Plotting code records:
============================================================

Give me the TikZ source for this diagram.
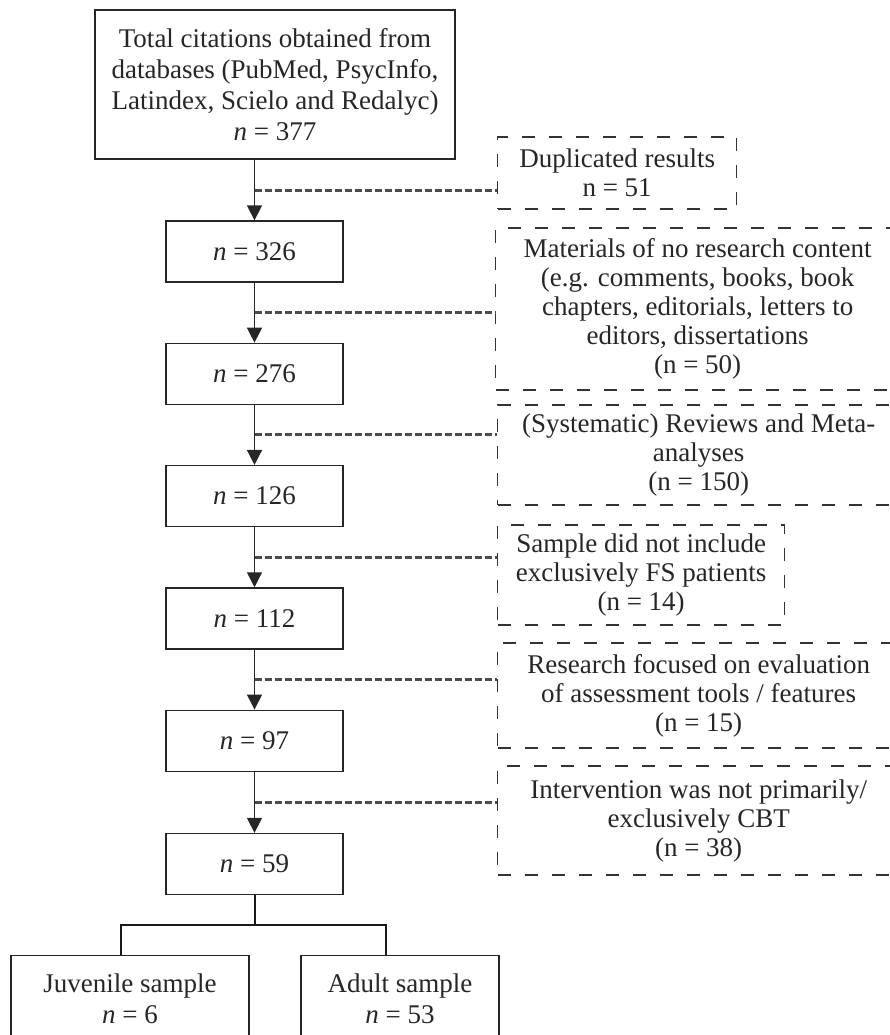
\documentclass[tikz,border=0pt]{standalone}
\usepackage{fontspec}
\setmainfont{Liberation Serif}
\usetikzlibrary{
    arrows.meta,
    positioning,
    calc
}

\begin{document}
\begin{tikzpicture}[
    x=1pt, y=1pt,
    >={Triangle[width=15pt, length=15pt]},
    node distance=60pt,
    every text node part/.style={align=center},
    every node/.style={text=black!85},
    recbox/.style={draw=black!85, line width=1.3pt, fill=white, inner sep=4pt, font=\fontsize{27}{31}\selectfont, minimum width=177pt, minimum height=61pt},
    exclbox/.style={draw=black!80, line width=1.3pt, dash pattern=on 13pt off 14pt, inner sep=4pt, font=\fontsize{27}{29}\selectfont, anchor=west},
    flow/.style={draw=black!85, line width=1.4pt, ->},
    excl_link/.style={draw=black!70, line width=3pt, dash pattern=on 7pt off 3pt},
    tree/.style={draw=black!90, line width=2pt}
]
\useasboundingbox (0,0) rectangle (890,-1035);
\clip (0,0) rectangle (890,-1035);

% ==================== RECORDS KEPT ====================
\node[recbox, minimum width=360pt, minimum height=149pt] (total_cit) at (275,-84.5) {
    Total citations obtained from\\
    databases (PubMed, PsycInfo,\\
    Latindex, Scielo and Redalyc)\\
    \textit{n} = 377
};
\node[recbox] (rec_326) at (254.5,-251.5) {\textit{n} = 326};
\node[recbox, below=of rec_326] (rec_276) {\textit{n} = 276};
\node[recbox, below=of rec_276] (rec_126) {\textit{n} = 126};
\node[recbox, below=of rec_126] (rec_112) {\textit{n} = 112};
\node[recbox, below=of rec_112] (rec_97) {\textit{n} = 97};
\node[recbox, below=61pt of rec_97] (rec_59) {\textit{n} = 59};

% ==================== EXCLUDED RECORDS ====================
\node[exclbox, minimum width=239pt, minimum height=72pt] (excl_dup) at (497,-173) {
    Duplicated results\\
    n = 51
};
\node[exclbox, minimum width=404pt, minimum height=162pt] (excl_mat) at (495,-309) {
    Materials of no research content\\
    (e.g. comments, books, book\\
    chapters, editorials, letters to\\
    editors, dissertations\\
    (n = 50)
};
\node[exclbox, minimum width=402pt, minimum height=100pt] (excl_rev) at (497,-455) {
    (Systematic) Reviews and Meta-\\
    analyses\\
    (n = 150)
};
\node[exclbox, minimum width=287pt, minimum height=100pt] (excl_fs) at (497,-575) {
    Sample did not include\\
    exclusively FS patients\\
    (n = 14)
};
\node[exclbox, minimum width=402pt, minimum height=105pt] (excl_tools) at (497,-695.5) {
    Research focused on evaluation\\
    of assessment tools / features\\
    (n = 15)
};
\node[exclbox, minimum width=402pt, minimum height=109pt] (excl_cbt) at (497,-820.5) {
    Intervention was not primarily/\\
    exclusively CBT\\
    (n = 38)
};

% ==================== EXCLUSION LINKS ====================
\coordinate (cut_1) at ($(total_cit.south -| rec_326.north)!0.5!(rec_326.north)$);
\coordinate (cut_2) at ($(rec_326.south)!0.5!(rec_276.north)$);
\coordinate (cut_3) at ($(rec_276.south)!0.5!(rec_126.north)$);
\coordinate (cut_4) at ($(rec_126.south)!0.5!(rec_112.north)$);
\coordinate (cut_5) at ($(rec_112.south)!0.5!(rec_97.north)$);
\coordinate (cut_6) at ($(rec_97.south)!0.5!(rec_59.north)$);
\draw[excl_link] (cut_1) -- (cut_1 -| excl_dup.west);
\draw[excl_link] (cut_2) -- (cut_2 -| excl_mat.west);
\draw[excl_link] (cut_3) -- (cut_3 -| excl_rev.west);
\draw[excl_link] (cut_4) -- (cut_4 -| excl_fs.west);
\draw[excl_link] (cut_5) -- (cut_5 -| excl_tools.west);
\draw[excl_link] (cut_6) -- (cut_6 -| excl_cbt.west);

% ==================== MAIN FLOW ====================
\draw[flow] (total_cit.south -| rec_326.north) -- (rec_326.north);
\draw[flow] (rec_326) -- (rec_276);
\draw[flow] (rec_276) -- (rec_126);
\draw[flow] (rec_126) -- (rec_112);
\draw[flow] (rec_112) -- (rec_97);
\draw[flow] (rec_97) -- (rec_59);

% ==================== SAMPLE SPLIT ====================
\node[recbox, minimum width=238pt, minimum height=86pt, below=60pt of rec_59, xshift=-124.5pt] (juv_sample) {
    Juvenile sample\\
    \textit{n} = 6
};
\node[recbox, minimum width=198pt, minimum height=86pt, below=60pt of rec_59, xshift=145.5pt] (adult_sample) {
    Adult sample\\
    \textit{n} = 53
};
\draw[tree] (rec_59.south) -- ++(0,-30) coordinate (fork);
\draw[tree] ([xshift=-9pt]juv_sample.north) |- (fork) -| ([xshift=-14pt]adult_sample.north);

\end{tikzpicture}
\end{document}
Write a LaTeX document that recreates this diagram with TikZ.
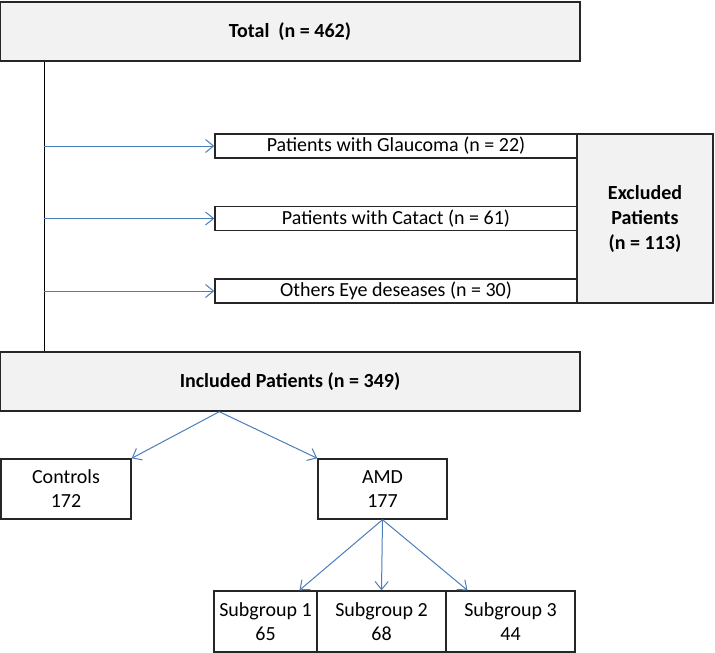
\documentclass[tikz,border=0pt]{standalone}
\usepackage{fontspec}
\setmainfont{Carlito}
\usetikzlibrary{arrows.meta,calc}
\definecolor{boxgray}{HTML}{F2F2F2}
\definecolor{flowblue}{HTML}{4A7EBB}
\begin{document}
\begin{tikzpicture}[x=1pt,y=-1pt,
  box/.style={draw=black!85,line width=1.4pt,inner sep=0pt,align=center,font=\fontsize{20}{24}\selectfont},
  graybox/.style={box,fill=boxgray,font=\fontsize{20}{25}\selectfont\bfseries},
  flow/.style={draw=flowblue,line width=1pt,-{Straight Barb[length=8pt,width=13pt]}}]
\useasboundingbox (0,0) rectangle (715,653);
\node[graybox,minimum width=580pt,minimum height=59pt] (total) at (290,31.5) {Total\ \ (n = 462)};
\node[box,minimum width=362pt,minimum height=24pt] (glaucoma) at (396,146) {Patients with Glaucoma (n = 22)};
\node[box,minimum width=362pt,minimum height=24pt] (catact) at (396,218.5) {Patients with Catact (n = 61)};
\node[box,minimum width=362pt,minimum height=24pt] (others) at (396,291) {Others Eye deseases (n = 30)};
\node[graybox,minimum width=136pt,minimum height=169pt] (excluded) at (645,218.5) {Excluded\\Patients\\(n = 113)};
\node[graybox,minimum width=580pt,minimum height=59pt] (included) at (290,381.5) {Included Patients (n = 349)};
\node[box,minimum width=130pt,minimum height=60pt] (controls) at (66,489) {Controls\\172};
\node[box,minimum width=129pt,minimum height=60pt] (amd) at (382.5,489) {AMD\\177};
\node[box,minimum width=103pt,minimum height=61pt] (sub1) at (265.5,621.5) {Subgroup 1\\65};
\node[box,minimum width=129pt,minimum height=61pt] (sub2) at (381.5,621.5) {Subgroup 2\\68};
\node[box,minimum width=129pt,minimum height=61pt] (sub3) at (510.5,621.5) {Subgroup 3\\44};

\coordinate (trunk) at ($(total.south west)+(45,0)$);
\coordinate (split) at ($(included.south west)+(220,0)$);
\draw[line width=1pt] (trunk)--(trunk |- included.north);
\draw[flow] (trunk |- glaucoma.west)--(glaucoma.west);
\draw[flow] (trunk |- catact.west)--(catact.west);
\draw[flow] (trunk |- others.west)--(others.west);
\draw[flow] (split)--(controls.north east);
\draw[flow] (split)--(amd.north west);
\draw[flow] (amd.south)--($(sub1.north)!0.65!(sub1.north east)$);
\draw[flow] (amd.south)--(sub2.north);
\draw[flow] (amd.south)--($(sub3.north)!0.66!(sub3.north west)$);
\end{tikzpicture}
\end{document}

============================================================

Short problem: Please repeat the entries exactly. Do not include the pictures.

The response:
Give me the TikZ source for this diagram.
\documentclass[tikz,border=0pt]{standalone}
\usepackage{fontspec}
\setmainfont{Liberation Serif}
\usetikzlibrary{
    arrows.meta,
    positioning,
    calc
}

\begin{document}
\begin{tikzpicture}[
    x=1pt, y=1pt,
    >={Triangle[width=15pt, length=15pt]},
    node distance=60pt,
    every text node part/.style={align=center},
    every node/.style={text=black!85},
    recbox/.style={draw=black!85, line width=1.3pt, fill=white, inner sep=4pt, font=\fontsize{27}{31}\selectfont, minimum width=177pt, minimum height=61pt},
    exclbox/.style={draw=black!80, line width=1.3pt, dash pattern=on 13pt off 14pt, inner sep=4pt, font=\fontsize{27}{29}\selectfont, anchor=west},
    flow/.style={draw=black!85, line width=1.4pt, ->},
    excl_link/.style={draw=black!70, line width=3pt, dash pattern=on 7pt off 3pt},
    tree/.style={draw=black!90, line width=2pt}
]
\useasboundingbox (0,0) rectangle (890,-1035);
\clip (0,0) rectangle (890,-1035);

% ==================== RECORDS KEPT ====================
\node[recbox, minimum width=360pt, minimum height=149pt] (total_cit) at (275,-84.5) {
    Total citations obtained from\\
    databases (PubMed, PsycInfo,\\
    Latindex, Scielo and Redalyc)\\
    \textit{n} = 377
};
\node[recbox] (rec_326) at (254.5,-251.5) {\textit{n} = 326};
\node[recbox, below=of rec_326] (rec_276) {\textit{n} = 276};
\node[recbox, below=of rec_276] (rec_126) {\textit{n} = 126};
\node[recbox, below=of rec_126] (rec_112) {\textit{n} = 112};
\node[recbox, below=of rec_112] (rec_97) {\textit{n} = 97};
\node[recbox, below=61pt of rec_97] (rec_59) {\textit{n} = 59};

% ==================== EXCLUDED RECORDS ====================
\node[exclbox, minimum width=239pt, minimum height=72pt] (excl_dup) at (497,-173) {
    Duplicated results\\
    n = 51
};
\node[exclbox, minimum width=404pt, minimum height=162pt] (excl_mat) at (495,-309) {
    Materials of no research content\\
    (e.g. comments, books, book\\
    chapters, editorials, letters to\\
    editors, dissertations\\
    (n = 50)
};
\node[exclbox, minimum width=402pt, minimum height=100pt] (excl_rev) at (497,-455) {
    (Systematic) Reviews and Meta-\\
    analyses\\
    (n = 150)
};
\node[exclbox, minimum width=287pt, minimum height=100pt] (excl_fs) at (497,-575) {
    Sample did not include\\
    exclusively FS patients\\
    (n = 14)
};
\node[exclbox, minimum width=402pt, minimum height=105pt] (excl_tools) at (497,-695.5) {
    Research focused on evaluation\\
    of assessment tools / features\\
    (n = 15)
};
\node[exclbox, minimum width=402pt, minimum height=109pt] (excl_cbt) at (497,-820.5) {
    Intervention was not primarily/\\
    exclusively CBT\\
    (n = 38)
};

% ==================== EXCLUSION LINKS ====================
\coordinate (cut_1) at ($(total_cit.south -| rec_326.north)!0.5!(rec_326.north)$);
\coordinate (cut_2) at ($(rec_326.south)!0.5!(rec_276.north)$);
\coordinate (cut_3) at ($(rec_276.south)!0.5!(rec_126.north)$);
\coordinate (cut_4) at ($(rec_126.south)!0.5!(rec_112.north)$);
\coordinate (cut_5) at ($(rec_112.south)!0.5!(rec_97.north)$);
\coordinate (cut_6) at ($(rec_97.south)!0.5!(rec_59.north)$);
\draw[excl_link] (cut_1) -- (cut_1 -| excl_dup.west);
\draw[excl_link] (cut_2) -- (cut_2 -| excl_mat.west);
\draw[excl_link] (cut_3) -- (cut_3 -| excl_rev.west);
\draw[excl_link] (cut_4) -- (cut_4 -| excl_fs.west);
\draw[excl_link] (cut_5) -- (cut_5 -| excl_tools.west);
\draw[excl_link] (cut_6) -- (cut_6 -| excl_cbt.west);

% ==================== MAIN FLOW ====================
\draw[flow] (total_cit.south -| rec_326.north) -- (rec_326.north);
\draw[flow] (rec_326) -- (rec_276);
\draw[flow] (rec_276) -- (rec_126);
\draw[flow] (rec_126) -- (rec_112);
\draw[flow] (rec_112) -- (rec_97);
\draw[flow] (rec_97) -- (rec_59);

% ==================== SAMPLE SPLIT ====================
\node[recbox, minimum width=238pt, minimum height=86pt, below=60pt of rec_59, xshift=-124.5pt] (juv_sample) {
    Juvenile sample\\
    \textit{n} = 6
};
\node[recbox, minimum width=198pt, minimum height=86pt, below=60pt of rec_59, xshift=145.5pt] (adult_sample) {
    Adult sample\\
    \textit{n} = 53
};
\draw[tree] (rec_59.south) -- ++(0,-30) coordinate (fork);
\draw[tree] ([xshift=-9pt]juv_sample.north) |- (fork) -| ([xshift=-14pt]adult_sample.north);

\end{tikzpicture}
\end{document}
Write a LaTeX document that recreates this diagram with TikZ.
\documentclass[tikz,border=0pt]{standalone}
\usepackage{fontspec}
\setmainfont{Carlito}
\usetikzlibrary{arrows.meta,calc}
\definecolor{boxgray}{HTML}{F2F2F2}
\definecolor{flowblue}{HTML}{4A7EBB}
\begin{document}
\begin{tikzpicture}[x=1pt,y=-1pt,
  box/.style={draw=black!85,line width=1.4pt,inner sep=0pt,align=center,font=\fontsize{20}{24}\selectfont},
  graybox/.style={box,fill=boxgray,font=\fontsize{20}{25}\selectfont\bfseries},
  flow/.style={draw=flowblue,line width=1pt,-{Straight Barb[length=8pt,width=13pt]}}]
\useasboundingbox (0,0) rectangle (715,653);
\node[graybox,minimum width=580pt,minimum height=59pt] (total) at (290,31.5) {Total\ \ (n = 462)};
\node[box,minimum width=362pt,minimum height=24pt] (glaucoma) at (396,146) {Patients with Glaucoma (n = 22)};
\node[box,minimum width=362pt,minimum height=24pt] (catact) at (396,218.5) {Patients with Catact (n = 61)};
\node[box,minimum width=362pt,minimum height=24pt] (others) at (396,291) {Others Eye deseases (n = 30)};
\node[graybox,minimum width=136pt,minimum height=169pt] (excluded) at (645,218.5) {Excluded\\Patients\\(n = 113)};
\node[graybox,minimum width=580pt,minimum height=59pt] (included) at (290,381.5) {Included Patients (n = 349)};
\node[box,minimum width=130pt,minimum height=60pt] (controls) at (66,489) {Controls\\172};
\node[box,minimum width=129pt,minimum height=60pt] (amd) at (382.5,489) {AMD\\177};
\node[box,minimum width=103pt,minimum height=61pt] (sub1) at (265.5,621.5) {Subgroup 1\\65};
\node[box,minimum width=129pt,minimum height=61pt] (sub2) at (381.5,621.5) {Subgroup 2\\68};
\node[box,minimum width=129pt,minimum height=61pt] (sub3) at (510.5,621.5) {Subgroup 3\\44};

\coordinate (trunk) at ($(total.south west)+(45,0)$);
\coordinate (split) at ($(included.south west)+(220,0)$);
\draw[line width=1pt] (trunk)--(trunk |- included.north);
\draw[flow] (trunk |- glaucoma.west)--(glaucoma.west);
\draw[flow] (trunk |- catact.west)--(catact.west);
\draw[flow] (trunk |- others.west)--(others.west);
\draw[flow] (split)--(controls.north east);
\draw[flow] (split)--(amd.north west);
\draw[flow] (amd.south)--($(sub1.north)!0.65!(sub1.north east)$);
\draw[flow] (amd.south)--(sub2.north);
\draw[flow] (amd.south)--($(sub3.north)!0.66!(sub3.north west)$);
\end{tikzpicture}
\end{document}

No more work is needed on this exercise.